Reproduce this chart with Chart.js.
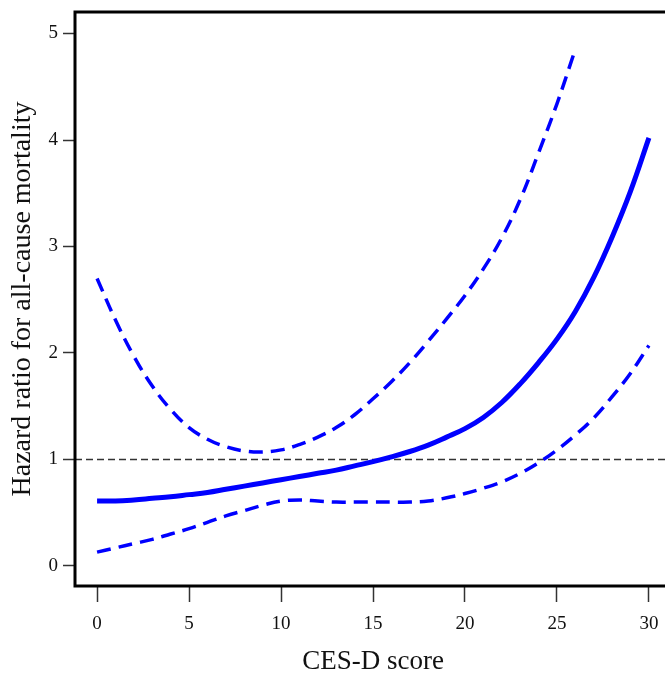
<!DOCTYPE html>
<html>
<head>
<meta charset="utf-8">
<script src="https://cdn.jsdelivr.net/npm/chart.js@4.4.0/dist/chart.umd.min.js"></script>
<style>
  html, body { margin: 0; padding: 0; background: #fff; overflow: hidden; }
</style>
</head>
<body>
<canvas id="hrChart" width="680" height="676"></canvas>
<script>
// CES-D score on the x axis
const scores = [0, 1, 2, 3, 4, 5, 6, 7, 8, 9, 10, 11, 12, 13, 14, 15,
                16, 17, 18, 19, 20, 21, 22, 23, 24, 25, 26, 27, 28, 29, 30];

// Hazard ratio (solid line)
const hazard = [0.61, 0.61, 0.62, 0.635, 0.65, 0.67, 0.69, 0.72, 0.75, 0.78, 0.81,
                0.84, 0.87, 0.90, 0.94, 0.98, 1.025, 1.075, 1.135, 1.21, 1.29,
                1.395, 1.535, 1.71, 1.91, 2.13, 2.39, 2.71, 3.09, 3.52, 4.02];

// Lower 95% CI (dashed)
const lowerCI = [0.13, 0.17, 0.21, 0.25, 0.30, 0.35, 0.41, 0.47, 0.52, 0.57, 0.61,
                 0.62, 0.61, 0.60, 0.60, 0.60, 0.60, 0.60, 0.61, 0.64, 0.68,
                 0.73, 0.79, 0.87, 0.97, 1.09, 1.23, 1.39, 1.59, 1.81, 2.07];

// Upper 95% CI (dashed) - stops near the top of the plot
const upperScores = [0, 1, 2, 3, 4, 5, 6, 7, 8, 9, 10, 11, 12, 13, 14, 15,
                     16, 17, 18, 19, 20, 21, 22, 23, 24, 25, 25.9];
const upperCI = [2.70, 2.31, 1.97, 1.69, 1.47, 1.30, 1.19, 1.12, 1.08, 1.07, 1.09,
                 1.14, 1.21, 1.30, 1.42, 1.57, 1.73, 1.91, 2.11, 2.32, 2.54,
                 2.79, 3.08, 3.44, 3.88, 4.34, 4.80];

const xTicks = [0, 5, 10, 15, 20, 25, 30];
const yTicks = [0, 1, 2, 3, 4, 5];
const refValue = 1;

// axis limits (R style 4% extension)
const xMin = -1.2, xMax = 31.2;
const yMin = -0.188, yMax = 5.202;

function toPoints(xs, ys) {
    return xs.map((x, i) => ({ x: x, y: ys[i] }));
}

// Draws the box around the plot region
const plotBox = {
    id: 'plotBox',
    afterDraw(chart) {
        const { ctx, chartArea } = chart;
        ctx.save();
        ctx.lineWidth = 3;
        ctx.strokeStyle = '#000';
        ctx.strokeRect(chartArea.left, chartArea.top,
                       chartArea.right - chartArea.left, chartArea.bottom - chartArea.top);
        ctx.restore();
    }
};

// no extra room for edge labels, the layout is fixed
function noEdgePadding(scale) {
    scale.paddingTop = 0;
    scale.paddingBottom = 0;
    scale.paddingLeft = 0;
    scale.paddingRight = 0;
}

const serif = 'Liberation Serif';
const blue = '#0000ff';

const ctx = document.getElementById('hrChart').getContext('2d');
const chart = new Chart(ctx, {
    type: 'line',
    data: {
        datasets: [
            {
                label: 'HR',
                data: toPoints(scores, hazard),
                borderColor: blue,
                borderWidth: 5,
                tension: 0.4,
                order: 1
            },
            {
                label: 'Upper CI',
                data: toPoints(upperScores, upperCI),
                borderColor: blue,
                borderWidth: 3.5,
                borderDash: [14, 8],
                tension: 0.4,
                order: 2
            },
            {
                label: 'Lower CI',
                data: toPoints(scores, lowerCI),
                borderColor: blue,
                borderWidth: 3.5,
                borderDash: [14, 8],
                tension: 0.4,
                order: 3
            },
            {
                label: 'Reference',
                data: toPoints([xMin, xMax], [refValue, refValue]),
                borderColor: '#333',
                borderWidth: 1.3,
                borderDash: [7, 4],
                order: 4
            }
        ]
    },
    options: {
        responsive: false,
        animation: false,
        layout: {
            padding: { left: 0, top: 12, right: 9, bottom: 0 }
        },
        elements: {
            point: { radius: 0 },
            line: { fill: false, borderCapStyle: 'butt' }
        },
        scales: {
            x: {
                type: 'linear',
                min: xMin,
                max: xMax,
                afterBuildTicks: function(scale) {
                    scale.ticks = xTicks.map(v => ({ value: v }));
                },
                afterFit: function(scale) {
                    scale.height = 90;
                    noEdgePadding(scale);
                },
                grid: {
                    drawOnChartArea: false,
                    drawTicks: true,
                    tickLength: 16,
                    tickColor: '#333',
                    tickWidth: 1.5
                },
                border: { display: false },
                ticks: {
                    color: '#111',
                    padding: 11,
                    maxRotation: 0,
                    font: { family: serif, size: 19 }
                },
                title: {
                    display: true,
                    text: 'CES-D score',
                    color: '#111',
                    font: { family: serif, size: 27, lineHeight: 1 },
                    padding: { top: 0, bottom: 1 }
                }
            },
            y: {
                type: 'linear',
                min: yMin,
                max: yMax,
                afterBuildTicks: function(scale) {
                    scale.ticks = yTicks.map(v => ({ value: v }));
                },
                afterFit: function(scale) {
                    scale.width = 75;
                    noEdgePadding(scale);
                },
                grid: {
                    drawOnChartArea: false,
                    drawTicks: true,
                    tickLength: 12,
                    tickColor: '#333',
                    tickWidth: 1.5
                },
                border: { display: false },
                ticks: {
                    color: '#111',
                    padding: 5,
                    font: { family: serif, size: 19 }
                },
                title: {
                    display: true,
                    text: 'Hazard ratio for all-cause mortality',
                    color: '#111',
                    font: { family: serif, size: 28, lineHeight: 1 },
                    padding: { top: 9, bottom: 0 }
                }
            }
        },
        plugins: {
            legend: { display: false },
            tooltip: { enabled: false }
        }
    },
    plugins: [plotBox]
});
</script>
</body>
</html>
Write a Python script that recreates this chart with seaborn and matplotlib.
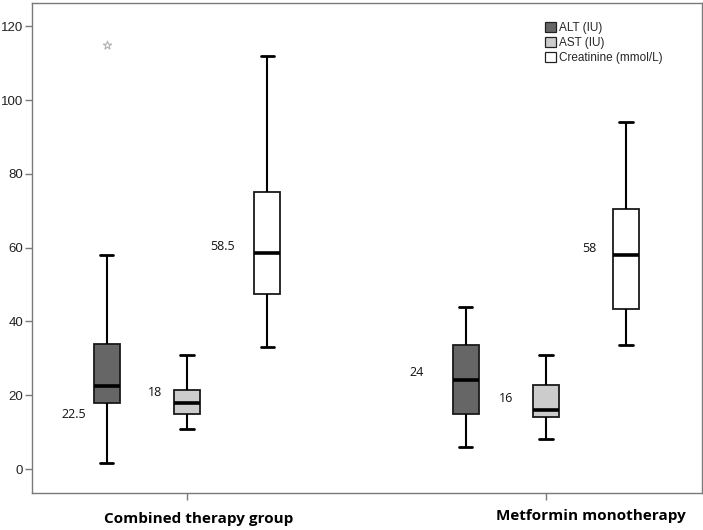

* [GIVEN REQUEST]: Copy out every line of the material above exactly, skipping the pictures.

* [SOLVED PROBLEM]:
Reproduce this chart with Chart.js.
<!DOCTYPE html>
<html>
<head>
<meta charset="utf-8">
<script src="https://cdn.jsdelivr.net/npm/chart.js@4.4.0/dist/chart.umd.min.js"></script>
<style>
  html, body { margin: 0; padding: 0; background: #fff; overflow: hidden; }
</style>
</head>
<body>
<canvas id="hrChart" width="680" height="676"></canvas>
<script>
// CES-D score on the x axis
const scores = [0, 1, 2, 3, 4, 5, 6, 7, 8, 9, 10, 11, 12, 13, 14, 15,
                16, 17, 18, 19, 20, 21, 22, 23, 24, 25, 26, 27, 28, 29, 30];

// Hazard ratio (solid line)
const hazard = [0.61, 0.61, 0.62, 0.635, 0.65, 0.67, 0.69, 0.72, 0.75, 0.78, 0.81,
                0.84, 0.87, 0.90, 0.94, 0.98, 1.025, 1.075, 1.135, 1.21, 1.29,
                1.395, 1.535, 1.71, 1.91, 2.13, 2.39, 2.71, 3.09, 3.52, 4.02];

// Lower 95% CI (dashed)
const lowerCI = [0.13, 0.17, 0.21, 0.25, 0.30, 0.35, 0.41, 0.47, 0.52, 0.57, 0.61,
                 0.62, 0.61, 0.60, 0.60, 0.60, 0.60, 0.60, 0.61, 0.64, 0.68,
                 0.73, 0.79, 0.87, 0.97, 1.09, 1.23, 1.39, 1.59, 1.81, 2.07];

// Upper 95% CI (dashed) - stops near the top of the plot
const upperScores = [0, 1, 2, 3, 4, 5, 6, 7, 8, 9, 10, 11, 12, 13, 14, 15,
                     16, 17, 18, 19, 20, 21, 22, 23, 24, 25, 25.9];
const upperCI = [2.70, 2.31, 1.97, 1.69, 1.47, 1.30, 1.19, 1.12, 1.08, 1.07, 1.09,
                 1.14, 1.21, 1.30, 1.42, 1.57, 1.73, 1.91, 2.11, 2.32, 2.54,
                 2.79, 3.08, 3.44, 3.88, 4.34, 4.80];

const xTicks = [0, 5, 10, 15, 20, 25, 30];
const yTicks = [0, 1, 2, 3, 4, 5];
const refValue = 1;

// axis limits (R style 4% extension)
const xMin = -1.2, xMax = 31.2;
const yMin = -0.188, yMax = 5.202;

function toPoints(xs, ys) {
    return xs.map((x, i) => ({ x: x, y: ys[i] }));
}

// Draws the box around the plot region
const plotBox = {
    id: 'plotBox',
    afterDraw(chart) {
        const { ctx, chartArea } = chart;
        ctx.save();
        ctx.lineWidth = 3;
        ctx.strokeStyle = '#000';
        ctx.strokeRect(chartArea.left, chartArea.top,
                       chartArea.right - chartArea.left, chartArea.bottom - chartArea.top);
        ctx.restore();
    }
};

// no extra room for edge labels, the layout is fixed
function noEdgePadding(scale) {
    scale.paddingTop = 0;
    scale.paddingBottom = 0;
    scale.paddingLeft = 0;
    scale.paddingRight = 0;
}

const serif = 'Liberation Serif';
const blue = '#0000ff';

const ctx = document.getElementById('hrChart').getContext('2d');
const chart = new Chart(ctx, {
    type: 'line',
    data: {
        datasets: [
            {
                label: 'HR',
                data: toPoints(scores, hazard),
                borderColor: blue,
                borderWidth: 5,
                tension: 0.4,
                order: 1
            },
            {
                label: 'Upper CI',
                data: toPoints(upperScores, upperCI),
                borderColor: blue,
                borderWidth: 3.5,
                borderDash: [14, 8],
                tension: 0.4,
                order: 2
            },
            {
                label: 'Lower CI',
                data: toPoints(scores, lowerCI),
                borderColor: blue,
                borderWidth: 3.5,
                borderDash: [14, 8],
                tension: 0.4,
                order: 3
            },
            {
                label: 'Reference',
                data: toPoints([xMin, xMax], [refValue, refValue]),
                borderColor: '#333',
                borderWidth: 1.3,
                borderDash: [7, 4],
                order: 4
            }
        ]
    },
    options: {
        responsive: false,
        animation: false,
        layout: {
            padding: { left: 0, top: 12, right: 9, bottom: 0 }
        },
        elements: {
            point: { radius: 0 },
            line: { fill: false, borderCapStyle: 'butt' }
        },
        scales: {
            x: {
                type: 'linear',
                min: xMin,
                max: xMax,
                afterBuildTicks: function(scale) {
                    scale.ticks = xTicks.map(v => ({ value: v }));
                },
                afterFit: function(scale) {
                    scale.height = 90;
                    noEdgePadding(scale);
                },
                grid: {
                    drawOnChartArea: false,
                    drawTicks: true,
                    tickLength: 16,
                    tickColor: '#333',
                    tickWidth: 1.5
                },
                border: { display: false },
                ticks: {
                    color: '#111',
                    padding: 11,
                    maxRotation: 0,
                    font: { family: serif, size: 19 }
                },
                title: {
                    display: true,
                    text: 'CES-D score',
                    color: '#111',
                    font: { family: serif, size: 27, lineHeight: 1 },
                    padding: { top: 0, bottom: 1 }
                }
            },
            y: {
                type: 'linear',
                min: yMin,
                max: yMax,
                afterBuildTicks: function(scale) {
                    scale.ticks = yTicks.map(v => ({ value: v }));
                },
                afterFit: function(scale) {
                    scale.width = 75;
                    noEdgePadding(scale);
                },
                grid: {
                    drawOnChartArea: false,
                    drawTicks: true,
                    tickLength: 12,
                    tickColor: '#333',
                    tickWidth: 1.5
                },
                border: { display: false },
                ticks: {
                    color: '#111',
                    padding: 5,
                    font: { family: serif, size: 19 }
                },
                title: {
                    display: true,
                    text: 'Hazard ratio for all-cause mortality',
                    color: '#111',
                    font: { family: serif, size: 28, lineHeight: 1 },
                    padding: { top: 9, bottom: 0 }
                }
            }
        },
        plugins: {
            legend: { display: false },
            tooltip: { enabled: false }
        }
    },
    plugins: [plotBox]
});
</script>
</body>
</html>
Write a Python script that recreates this chart with seaborn and matplotlib.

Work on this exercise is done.